Les longs séjours de Rosalba à Paris et à Vienne lui permettent de subir l’influence bénéfique de nombreux pastellistes et portraitistes. A son tour, Federico Bencovich a une grande influence sur le
Rococò autrichien. L’artiste, né probablement à Venise, travailla à Vienne pour plus de dix ans. Les fresques de Jacopo Amigoni décorent les châteaux de Nymphenburg et Schleissheim en Angleterre et à Madrid où il meurt en 1752. Une importante personnalité de la peinture vénitienne est celle de Piazzetta. Un de ses chefs-d’œuvre est l’Assunta du Louvre peinte pour le Grand Electeur de Saxe.
Un des grands peintres du XVIII° siècle vénitien est Giambattista Tiepolo .
Au sommet de sa gloire de 1750 à 1753 il est appelé à Wurzburg en Allemagne où il se rend avec ses fils Giandomenico et Lorenzo pour décorer la Résidence du Prince Evêque.Rentré à Venise, il travaille avec ardeur jusqu’en 1762 quand il accepte l’invitation de la cour espagnole pour décorer le palais royal de Madrid. L’œuvre finie, il commence à peindre le Retable d’Aranjuez.

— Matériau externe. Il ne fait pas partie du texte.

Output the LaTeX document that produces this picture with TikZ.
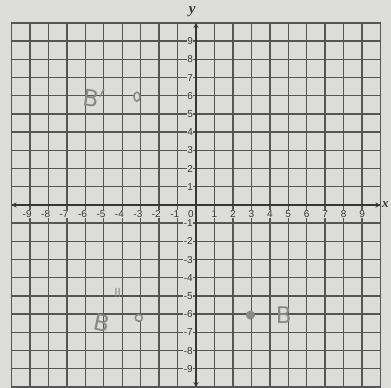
\documentclass[tikz,border=0pt]{standalone}
\usepackage{fontspec}
\usetikzlibrary{arrows.meta,shapes.geometric}
\setmainfont{Liberation Serif}
\newfontfamily\tickfont{Liberation Sans}
\newfontfamily\handfont{DejaVu Sans}
\definecolor{paper}{HTML}{DCDCDA}
\definecolor{gridc}{HTML}{555555}
\definecolor{axisc}{HTML}{353535}
\definecolor{pencil}{HTML}{888888}
\tikzset{
  gridline/.style={draw=gridc, line width=1.4pt},
  axisline/.style={draw=axisc, line width=1.9pt},
  ticklab/.style={font=\tickfont\fontsize{10}{10}\selectfont, text=axisc, fill=paper, inner sep=0.4pt},
  hand/.style={font=\handfont\fontsize{23}{23}\selectfont, text=pencil},
  hollowpt/.style={ellipse, draw=pencil, fill=paper, line width=1.5pt, minimum width=6pt, minimum height=9pt, inner sep=0pt},
  filledpt/.style={circle, fill=pencil, draw=pencil, minimum size=8.5pt, inner sep=0pt}
}
\begin{document}
\begin{tikzpicture}[x=1pt,y=1pt]
\fill[paper] (0,0) rectangle (391,388);
\useasboundingbox (0,0) rectangle (391,388);
\begin{scope}[shift={(196,183)}, x=18.45pt, y=18.2pt]
  % grid
  \foreach \i in {-9,...,9} {
    \draw[gridline] (\i,-10) -- (\i,10);
    \draw[gridline] (-10,\i) -- (10,\i);
  }
  \draw[gridline, line width=1.9pt] (-10,-10) rectangle (10,10);
  % tick labels
  \foreach \i in {-9,...,-1} {
    \node[ticklab] (xl\i) at (\i-0.15,-0.5) {\i};
    \node[ticklab] (yl\i) at (-0.42,\i) {\i};
  }
  \foreach \i in {1,...,9} {
    \node[ticklab] (xl\i) at (\i,-0.5) {\i};
    \node[ticklab] (yl\i) at (-0.32,\i) {\i};
  }
  \node[ticklab] (xl0) at (-0.27,-0.5) {0};
  % axes
  \coordinate (orig) at (0,0);
  \coordinate (xl) at (-10,0);
  \coordinate (xr) at (10,0);
  \coordinate (yb) at (0,-10);
  \coordinate (yt) at (0,10);
  \draw[axisline, -{Stealth[length=5pt,width=5pt]}] (orig) -- (xr);
  \draw[axisline, -{Stealth[length=5pt,width=5pt]}] (orig) -- (xl);
  \draw[axisline, -{Stealth[length=5pt,width=5pt]}] (orig) -- (yt);
  \draw[axisline, -{Stealth[length=5pt,width=5pt]}] (orig) -- (yb);
  \node[font=\bfseries\itshape\fontsize{15}{15}\selectfont, text=axisc] (ylab) at (-0.2,10.6) {y};
  \node[font=\bfseries\itshape\fontsize{13}{13}\selectfont, text=axisc, anchor=west, inner sep=0pt] (xlab) at (10.08,0.0) {x};
  % handwritten points
  \node[hollowpt] (Bp) at (-3.2,5.95) {};
  \node[hollowpt, minimum height=7pt, minimum width=7pt] (Bpp) at (-3.1,-6.2) {};
  \node[filledpt] (B) at (2.95,-6.05) {};
  \node[hand, rotate=-8] (Bplab) at (-5.55,5.9) {B$'$};
  \node[hand, rotate=-12] (Bpplab) at (-5.1,-6.5) {B};
  \node[font=\handfont\fontsize{12}{12}\selectfont, text=pencil] (Bppmark) at (-4.25,-4.85) {ll};
  \node[hand] (Blab) at (4.75,-6.05) {B};
\end{scope}
\end{tikzpicture}
\end{document}
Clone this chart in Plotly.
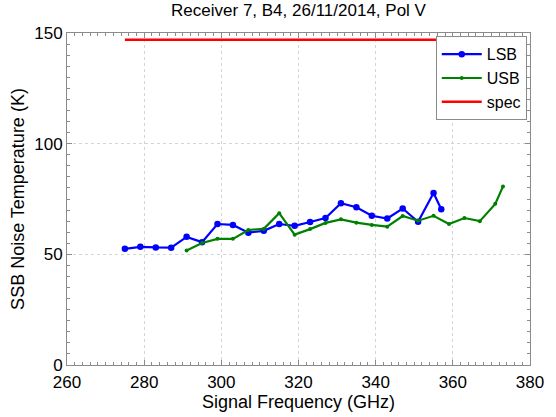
import plotly.graph_objects as go

# Receiver 7, band 4 noise temperature measurements
lsb_freq = [275, 279, 283, 287, 291, 295, 299, 303, 307, 311, 315, 319, 323, 327,
            331, 335, 339, 343, 347, 351, 355, 357]
lsb_temp = [52.5, 53.4, 53.1, 53.0, 57.9, 55.5, 63.7, 63.3, 59.8, 60.6, 63.7, 62.9,
            64.6, 66.4, 73.1, 71.3, 67.4, 66.2, 70.7, 64.7, 77.7, 70.4]

usb_freq = [291, 295, 299, 303, 307, 311, 315, 319, 323, 327, 331, 335, 339, 343,
            347, 351, 355, 359, 363, 367, 371, 373]
usb_temp = [51.7, 55.1, 57.0, 57.0, 61.0, 61.5, 68.6, 58.9, 61.4, 64.2, 65.8, 64.3,
            63.3, 62.5, 67.3, 65.2, 67.4, 63.7, 66.4, 65.0, 72.8, 80.7]

spec_freq = [275, 373]
spec_temp = [147, 147]

x_ticks = [260, 280, 300, 320, 340, 360, 380]
y_ticks = [0, 50, 100, 150]

FONT = "Liberation Sans, Arial, sans-serif"
AXIS_GREY = "#8a8a8a"

fig = go.Figure()
fig.add_trace(go.Scatter(
    x=lsb_freq, y=lsb_temp, name="LSB", mode="lines+markers",
    line=dict(color="#0000FF", width=2.2),
    marker=dict(symbol="circle", size=6.5, color="#0000FF"),
))
fig.add_trace(go.Scatter(
    x=usb_freq, y=usb_temp, name="USB", mode="lines+markers",
    line=dict(color="#008000", width=2.2),
    marker=dict(symbol="circle", size=4, color="#008000"),
))
fig.add_trace(go.Scatter(
    x=spec_freq, y=spec_temp, name="spec", mode="lines",
    line=dict(color="#FF0000", width=2.5),
))

axis_common = dict(
    showline=True, linecolor=AXIS_GREY, linewidth=1, mirror="ticks",
    ticks="inside", ticklen=5, tickcolor=AXIS_GREY,
    showgrid=True, gridcolor="#d4d4d4", griddash="dot", gridwidth=1,
    zeroline=False,
    tickfont=dict(family=FONT, size=17, color="#000000"),
)

fig.update_xaxes(
    range=[260, 380], tickvals=x_ticks, ticklabelstandoff=2,
    minor=dict(dtick=2, ticks="inside", ticklen=3, tickcolor=AXIS_GREY, showgrid=False),
    title=dict(text="Signal Frequency (GHz)", font=dict(family=FONT, size=18, color="#000000"), standoff=0),
    **axis_common,
)
fig.update_yaxes(
    range=[0, 150], tickvals=y_ticks,
    minor=dict(dtick=5, ticks="inside", ticklen=3, tickcolor=AXIS_GREY, showgrid=False),
    title=dict(text="SSB Noise Temperature (K)", font=dict(family=FONT, size=18, color="#000000"), standoff=4),
    **axis_common,
)

fig.update_layout(
    width=556, height=417,
    margin=dict(l=67, r=26, t=33, b=48),
    paper_bgcolor="white", plot_bgcolor="white",
    title=dict(text="Receiver 7, B4, 26/11/2014, Pol V", xref="paper", x=0.5, xanchor="center",
               y=0.99, yanchor="top",
               font=dict(family=FONT, size=17, color="#000000")),
    legend=dict(
        x=0.993, y=0.99, xanchor="right", yanchor="top",
        bgcolor="white", bordercolor=AXIS_GREY, borderwidth=1,
        font=dict(family=FONT, size=16, color="#000000"),
        itemwidth=40, tracegroupgap=0,
    ),
    showlegend=True,
)

fig.write_html("out.html")
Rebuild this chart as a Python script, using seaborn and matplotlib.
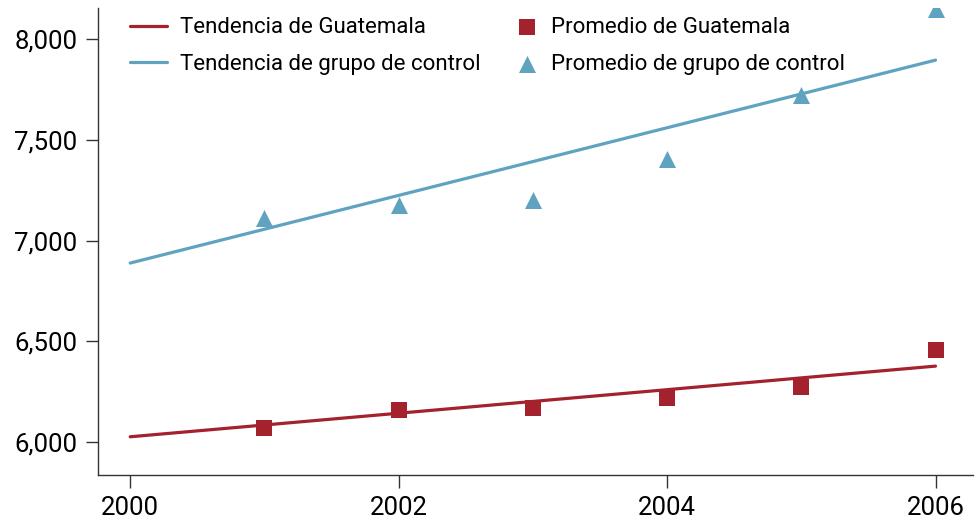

Il meurt à Madrid. Son héritage, l’enchantement de la couleur de ses œuvres, fut recueilli par Francisco Goya.
Le XVIII° siècle est l’époque des paysagistes (vedutisti): Carlevarijs , Canaletto, Bellotto, Marieschi, Francesco Guardi sont les grands représentants de ce genre.
Antonio Canal dit le Canaletto utilise dans ses œuvres des effets de prospective et la poésie des couleurs: il travaille pour le collectionneur Joseph Smith, Consul de Grande-Bretagne, et, entre 1746 et 1756, il séjourne longuement en Angleterre. Bernardo Bellotto , neveu de Canaletto, au début de sa carrière suit les traces de son oncle mais, dans ses œuvres, on note des effets plus naturels. En 1747 il se rend à Dresde où il s’établit pour dix ans à la cour d’Auguste III, Grand Electeur de Saxe et roi de Pologne. Entre 1763 et 1780 il est à Varsovie où il peint des vues extraordinaires de la ville. C’est à partir de ces vues que la reconstruction de la ville après la destruction de la dernière guerre mondiale a été possible.
Avec le dernier grand paysagiste Francesco Guardi se referme l’éminente saison de la peinture vénitienne.